Facts about Jim Thorpe
Jim Thorpe Biography
Jim Thorpe wowed the sporting world by winning gold medals in the pentathlon and the decathlon in the 1912 Olympics in Stockholm. Later that year, against opponents like the fabled Army football team, he scored 25 touchdowns for the Carlisle Indian School. Then Thorpe played six years of professional baseball as an outfielder for the New York Giants, the Cincinnati Reds and the Boston Braves. In 1916 his football team, the Canton Bulldogs, won their first of three unofficial national championships, and Thorpe served as the first president of what is now the National Football League.
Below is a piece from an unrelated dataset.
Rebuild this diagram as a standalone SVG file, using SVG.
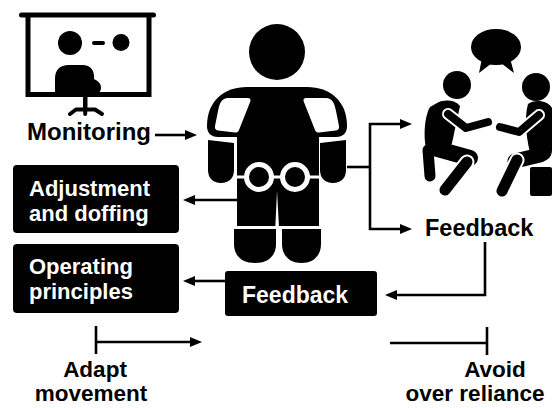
<svg xmlns="http://www.w3.org/2000/svg" width="557" height="408" viewBox="0 0 557 408">
  <style>
    .lbl { font-family: "Liberation Sans", Arial, sans-serif; font-weight: bold; fill: #000; }
    .inv { font-family: "Liberation Sans", Arial, sans-serif; font-weight: bold; fill: #fff; }
    .box { fill: #000; }
    .conn { fill: none; stroke: #000; stroke-width: 2.6; stroke-linejoin: miter; }
    .ink { fill: #000; }
    .gap { fill: #fff; }
  </style>
  <defs>
    <marker id="arrow" viewBox="0 0 12 10" markerWidth="12" markerHeight="10" refX="2" refY="5" orient="auto" markerUnits="userSpaceOnUse">
      <path d="M0,0 L12,5 L0,10 Z" fill="#000"/>
    </marker>
  </defs>
  <rect width="557" height="408" fill="#fff"/>

  <!-- Monitoring: presenter at a screen -->
  <g id="monitoring">
    <rect x="19" y="12.5" width="137" height="5" rx="2.5" class="ink"/>
    <path d="M28,17 V94.5 H149 V17" fill="none" stroke="#000" stroke-width="5"/>
    <circle cx="70" cy="43" r="12" class="ink"/>
    <rect x="92" y="41" width="13" height="4" rx="2" class="ink"/>
    <circle cx="121" cy="42.5" r="8.5" class="ink"/>
    <path d="M55,95 L55,79 Q55,65 69,65 L84,65 Q93,66 94,75 L94,79 Q101,82 101,87.5 Q101,93 96,93 L96,95 Z" class="ink"/>
    <rect x="83" y="96" width="4.5" height="12" class="ink"/>
    <path d="M70,114 L76,109.5 H95 L102,114 M85.2,109.5 V114" fill="none" stroke="#000" stroke-width="4" stroke-linecap="round" stroke-linejoin="round"/>
    <text x="27" y="140" class="lbl" font-size="24">Monitoring</text>
  </g>

  <!-- Exoskeleton wearer -->
  <g id="exoskeleton">
    <circle cx="277" cy="52" r="28" class="ink"/>
    <!-- shoulder band -->
    <path d="M207,126 C207,101 224,87 247,87 L307,87 C330,87 347,101 347,126 C347,133 343,137 336,137 L218,137 C211,137 207,133 207,126 Z" class="ink"/>
    <!-- torso and thighs -->
    <rect x="237" y="100" width="82" height="127" class="ink"/>
    <!-- shoulder pads -->
    <path d="M228,98 L248,98 C250,98 251,99.5 250.3,101.5 L239,130 C238.3,132 237,132.5 235,132.5 L218,130.5 C215.5,130 214.5,128.5 215,126 L218,111 C219.5,103 222,98 228,98 Z" class="gap"/>
    <path d="M326,98 L306,98 C304,98 303,99.5 303.7,101.5 L315,130 C315.7,132 317,132.5 319,132.5 L336,130.5 C338.5,130 339.5,128.5 339,126 L336,111 C334.5,103 332,98 326,98 Z" class="gap"/>
    <!-- arms -->
    <path d="M208,140 L234,143 L234,170 C234,178 229,183 221,183 C213,183 208,178 208,170 Z" class="ink"/>
    <path d="M346,140 L320,143 L320,170 C320,178 325,183 333,183 C341,183 346,178 346,170 Z" class="ink"/>
    <!-- hip joints -->
    <line x1="237" y1="177" x2="319" y2="177" stroke="#fff" stroke-width="3"/>
    <circle cx="259" cy="177" r="12.5" fill="#000" stroke="#fff" stroke-width="5"/>
    <circle cx="295" cy="177" r="12.5" fill="#000" stroke="#fff" stroke-width="5"/>
    <!-- leg split and knee line -->
    <polygon points="277,191 275.3,227 279,227" class="gap"/>
    <rect x="235" y="226" width="86" height="3" class="gap"/>
    <!-- lower legs -->
    <path d="M234,229 H276 V244 C276,256 268,263 255,263 C242,263 234,256 234,244 Z" class="ink"/>
    <path d="M282,229 H321 V244 C321,256 313,263 301.5,263 C290,263 282,256 282,244 Z" class="ink"/>
  </g>

  <!-- Feedback conversation -->
  <g id="conversation">
    <ellipse cx="496" cy="47" rx="25" ry="18" class="ink"/>
    <path d="M482,58 L479,73 L492,63 Z" class="ink"/>
    <path d="M510,58 L514,73 L501,63 Z" class="ink"/>
    <!-- left person, crouching -->
    <circle cx="457" cy="85" r="14" class="ink"/>
    <path d="M437,103 C445,99 455,100 460,106 L452,143 C450,150 440,152 432,150 L426,148 C423,135 425,115 430,107 Z" class="ink"/>
    <line x1="434" y1="148" x2="470" y2="158" stroke="#000" stroke-width="16" stroke-linecap="round"/>
    <line x1="428" y1="150" x2="430" y2="176" stroke="#000" stroke-width="11" stroke-linecap="round"/>
    <line x1="467" y1="162" x2="445" y2="190" stroke="#fff" stroke-width="15" stroke-linecap="round"/>
    <line x1="467" y1="162" x2="445" y2="190" stroke="#000" stroke-width="11" stroke-linecap="round"/>
    <path d="M448,114 L466,128 L488,122" fill="none" stroke="#fff" stroke-width="12" stroke-linecap="round" stroke-linejoin="round"/>
    <path d="M448,114 L466,128 L488,122" fill="none" stroke="#000" stroke-width="8" stroke-linecap="round" stroke-linejoin="round"/>
    <!-- right person, seated -->
    <circle cx="536" cy="87" r="14" class="ink"/>
    <rect x="530" y="167" width="22" height="29" rx="2" class="ink"/>
    <path d="M528,104 C534,99 548,100 552,108 L552,150 C552,158 546,162 538,162 L532,160 C526,140 524,118 528,104 Z" class="ink"/>
    <line x1="540" y1="155" x2="515" y2="161" stroke="#000" stroke-width="15" stroke-linecap="round"/>
    <line x1="517" y1="160" x2="502" y2="191" stroke="#fff" stroke-width="15" stroke-linecap="round"/>
    <line x1="517" y1="160" x2="502" y2="191" stroke="#000" stroke-width="11" stroke-linecap="round"/>
    <path d="M539,115 L519,132 L500,127" fill="none" stroke="#fff" stroke-width="12" stroke-linecap="round" stroke-linejoin="round"/>
    <path d="M539,115 L519,132 L500,127" fill="none" stroke="#000" stroke-width="8" stroke-linecap="round" stroke-linejoin="round"/>
    <text x="425" y="236" class="lbl" font-size="23.5">Feedback</text>
  </g>

  <g id="adjustment">
    <rect x="13" y="165" width="166" height="68" rx="4" class="box"/>
    <text x="29" y="196" class="inv" font-size="22">Adjustment</text>
    <text x="29" y="221" class="inv" font-size="22">and doffing</text>
  </g>

  <g id="operating">
    <rect x="13" y="244" width="166" height="69" rx="4" class="box"/>
    <text x="29" y="274" class="inv" font-size="22">Operating</text>
    <text x="29" y="299" class="inv" font-size="22">principles</text>
  </g>

  <g id="feedback-box">
    <rect x="225" y="271" width="152" height="45" rx="3" class="box"/>
    <text x="242" y="303" class="inv" font-size="23">Feedback</text>
  </g>

  <g id="adapt">
    <text x="95" y="377" class="lbl" font-size="22.5" text-anchor="middle">Adapt</text>
    <text x="91" y="401" class="lbl" font-size="22.5" text-anchor="middle">movement</text>
  </g>

  <g id="avoid">
    <text x="495" y="377" class="lbl" font-size="22.5" text-anchor="middle">Avoid</text>
    <text x="475" y="401" class="lbl" font-size="22.5" text-anchor="middle">over reliance</text>
  </g>

  <g id="connectors">
    <path d="M155,135 H187" class="conn" marker-end="url(#arrow)"/>
    <path d="M238,200 H193" class="conn" marker-end="url(#arrow)"/>
    <path d="M225,281 H193" class="conn" marker-end="url(#arrow)"/>
    <path d="M347,167 H370" class="conn"/>
    <path d="M370,167 V124 H402" class="conn" marker-end="url(#arrow)"/>
    <path d="M370,167 V229 H402" class="conn" marker-end="url(#arrow)"/>
    <path d="M485,242 V295 H395" class="conn" marker-end="url(#arrow)"/>
    <path d="M96,326 V354" class="conn"/>
    <path d="M96,342 H192" class="conn" marker-end="url(#arrow)"/>
    <path d="M390,343 H487" class="conn"/>
    <path d="M487,327 V355" class="conn"/>
  </g>
</svg>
Of mixed European and Native American background, Thorpe was a popular hero; his life story was dramatized in the 1951 film Jim Thorpe, All-American, starring Burt Lancaster. Although he never got rich because of it, Thorpe is considered one of the greatest athletes of the 20th century.
Extra credit
His Native American name was Wa-Tho-Huk… Thorpe’s Olympic medals were taken back by the Olympic Committee in 1913, when it was discovered that he had played baseball for pay (at the time the Olympics allowed only amateur athletes). The decision was controversial, and the medals were returned to Thorpe’s estate in 1983… The Pennsylvania town of Mauch Chunk renamed itself Jim Thorpe in 1954, and Thorpe’s body lies in a mausoleum there.